Supplied material →
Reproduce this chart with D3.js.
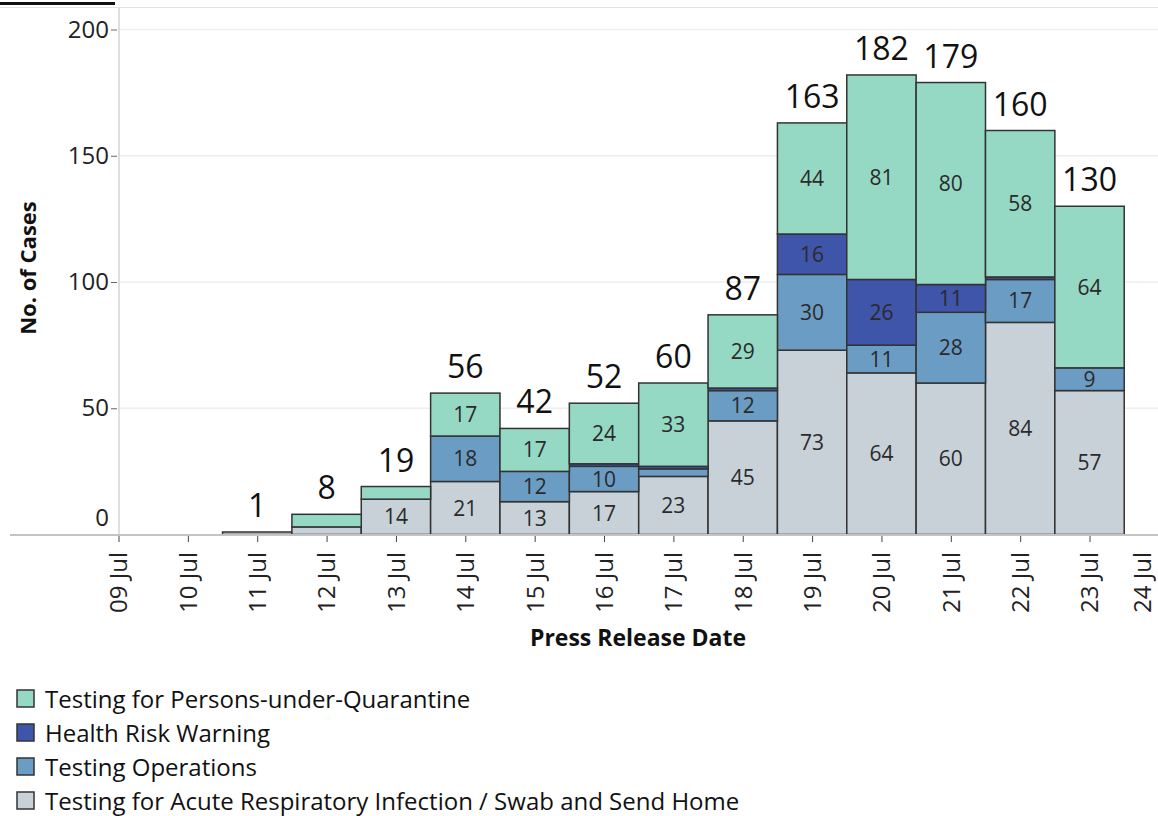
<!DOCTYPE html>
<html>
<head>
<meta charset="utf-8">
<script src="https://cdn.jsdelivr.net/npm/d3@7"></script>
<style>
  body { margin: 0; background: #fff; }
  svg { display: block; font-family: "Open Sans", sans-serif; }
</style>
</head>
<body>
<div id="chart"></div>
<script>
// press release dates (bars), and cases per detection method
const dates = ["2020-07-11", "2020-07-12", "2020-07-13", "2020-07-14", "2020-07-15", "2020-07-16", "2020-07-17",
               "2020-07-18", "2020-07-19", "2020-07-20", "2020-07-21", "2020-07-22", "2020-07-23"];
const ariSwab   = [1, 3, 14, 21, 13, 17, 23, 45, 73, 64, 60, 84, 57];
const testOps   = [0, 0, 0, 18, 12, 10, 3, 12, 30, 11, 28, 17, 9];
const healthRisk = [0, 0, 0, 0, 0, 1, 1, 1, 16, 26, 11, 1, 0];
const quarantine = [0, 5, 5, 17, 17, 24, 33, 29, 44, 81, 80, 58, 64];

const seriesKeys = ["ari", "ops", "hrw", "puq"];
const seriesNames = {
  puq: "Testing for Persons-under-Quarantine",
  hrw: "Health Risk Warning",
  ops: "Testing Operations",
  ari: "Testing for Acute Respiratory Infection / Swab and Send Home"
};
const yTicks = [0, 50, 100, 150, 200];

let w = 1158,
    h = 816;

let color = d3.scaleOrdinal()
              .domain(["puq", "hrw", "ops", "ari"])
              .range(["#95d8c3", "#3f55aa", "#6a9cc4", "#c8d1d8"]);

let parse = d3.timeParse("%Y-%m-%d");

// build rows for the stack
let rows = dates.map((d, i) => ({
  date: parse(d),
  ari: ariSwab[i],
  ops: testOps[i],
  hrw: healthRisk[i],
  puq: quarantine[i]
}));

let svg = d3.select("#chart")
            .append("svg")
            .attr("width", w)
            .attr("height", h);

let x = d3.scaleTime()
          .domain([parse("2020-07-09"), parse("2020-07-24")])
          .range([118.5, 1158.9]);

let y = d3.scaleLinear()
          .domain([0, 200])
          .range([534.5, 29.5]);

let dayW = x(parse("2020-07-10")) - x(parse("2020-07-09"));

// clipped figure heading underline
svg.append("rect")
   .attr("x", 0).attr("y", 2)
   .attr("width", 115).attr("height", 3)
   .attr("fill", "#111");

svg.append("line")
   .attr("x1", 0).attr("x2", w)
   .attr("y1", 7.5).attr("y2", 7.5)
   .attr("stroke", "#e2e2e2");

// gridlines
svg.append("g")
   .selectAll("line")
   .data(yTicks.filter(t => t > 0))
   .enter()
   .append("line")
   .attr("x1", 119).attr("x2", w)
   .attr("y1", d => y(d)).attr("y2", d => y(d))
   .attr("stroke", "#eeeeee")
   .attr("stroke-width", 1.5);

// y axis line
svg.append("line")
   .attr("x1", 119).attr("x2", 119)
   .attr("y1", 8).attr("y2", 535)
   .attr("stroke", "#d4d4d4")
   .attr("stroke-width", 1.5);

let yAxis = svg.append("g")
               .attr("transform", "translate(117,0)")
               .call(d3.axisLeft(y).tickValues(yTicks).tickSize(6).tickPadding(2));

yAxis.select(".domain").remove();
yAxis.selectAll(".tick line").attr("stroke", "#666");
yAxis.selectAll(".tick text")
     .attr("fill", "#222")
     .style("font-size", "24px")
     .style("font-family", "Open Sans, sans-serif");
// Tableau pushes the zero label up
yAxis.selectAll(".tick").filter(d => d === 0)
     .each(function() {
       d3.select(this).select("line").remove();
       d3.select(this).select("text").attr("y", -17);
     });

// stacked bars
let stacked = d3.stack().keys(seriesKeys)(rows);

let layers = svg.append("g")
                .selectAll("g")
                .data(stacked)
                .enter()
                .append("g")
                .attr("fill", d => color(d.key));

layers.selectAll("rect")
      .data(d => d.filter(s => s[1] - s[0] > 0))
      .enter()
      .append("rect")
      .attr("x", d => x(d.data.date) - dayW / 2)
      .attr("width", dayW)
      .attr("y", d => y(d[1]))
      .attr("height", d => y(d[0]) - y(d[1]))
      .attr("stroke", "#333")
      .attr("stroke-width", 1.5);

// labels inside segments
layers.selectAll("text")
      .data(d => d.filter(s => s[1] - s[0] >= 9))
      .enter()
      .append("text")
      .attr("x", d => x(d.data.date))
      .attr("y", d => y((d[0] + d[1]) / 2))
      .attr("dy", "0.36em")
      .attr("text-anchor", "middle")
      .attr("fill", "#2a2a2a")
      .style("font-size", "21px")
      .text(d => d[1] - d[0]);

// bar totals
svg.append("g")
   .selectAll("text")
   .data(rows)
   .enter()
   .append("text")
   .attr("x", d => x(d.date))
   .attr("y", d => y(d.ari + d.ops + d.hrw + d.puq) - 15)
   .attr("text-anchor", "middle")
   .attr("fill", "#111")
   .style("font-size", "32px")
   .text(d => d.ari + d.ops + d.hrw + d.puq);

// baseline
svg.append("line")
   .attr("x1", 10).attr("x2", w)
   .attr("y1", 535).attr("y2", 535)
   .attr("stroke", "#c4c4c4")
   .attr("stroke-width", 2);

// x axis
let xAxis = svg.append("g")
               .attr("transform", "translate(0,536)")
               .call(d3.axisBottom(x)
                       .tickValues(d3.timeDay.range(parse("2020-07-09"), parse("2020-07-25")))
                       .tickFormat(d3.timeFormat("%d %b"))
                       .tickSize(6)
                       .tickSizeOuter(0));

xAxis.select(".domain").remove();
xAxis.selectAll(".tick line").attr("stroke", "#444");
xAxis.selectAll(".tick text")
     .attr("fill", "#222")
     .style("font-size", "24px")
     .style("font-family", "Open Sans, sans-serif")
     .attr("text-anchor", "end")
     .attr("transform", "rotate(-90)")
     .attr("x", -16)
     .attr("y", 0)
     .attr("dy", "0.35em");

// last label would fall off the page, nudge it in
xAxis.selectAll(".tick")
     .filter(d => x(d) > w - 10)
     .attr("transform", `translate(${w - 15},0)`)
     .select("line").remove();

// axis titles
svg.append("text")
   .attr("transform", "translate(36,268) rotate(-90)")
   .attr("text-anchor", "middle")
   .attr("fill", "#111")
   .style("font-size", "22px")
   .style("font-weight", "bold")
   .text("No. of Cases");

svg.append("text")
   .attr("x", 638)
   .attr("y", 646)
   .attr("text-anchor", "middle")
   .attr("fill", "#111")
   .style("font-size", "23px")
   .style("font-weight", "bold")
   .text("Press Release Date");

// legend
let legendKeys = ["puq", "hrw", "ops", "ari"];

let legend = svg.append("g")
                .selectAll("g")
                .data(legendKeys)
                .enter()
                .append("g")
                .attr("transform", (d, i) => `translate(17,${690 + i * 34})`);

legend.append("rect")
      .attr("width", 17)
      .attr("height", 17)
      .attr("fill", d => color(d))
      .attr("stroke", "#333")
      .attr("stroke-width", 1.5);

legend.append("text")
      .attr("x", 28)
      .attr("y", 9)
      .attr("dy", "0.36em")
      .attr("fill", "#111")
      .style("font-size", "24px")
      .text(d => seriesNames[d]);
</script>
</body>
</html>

Task requirements →
Which lines contain "this"? Copy each of them.

Written solution →
Reproduce this chart with D3.js.
       d3.select(this).select("line").remove();
       d3.select(this).select("text").attr("y", -17);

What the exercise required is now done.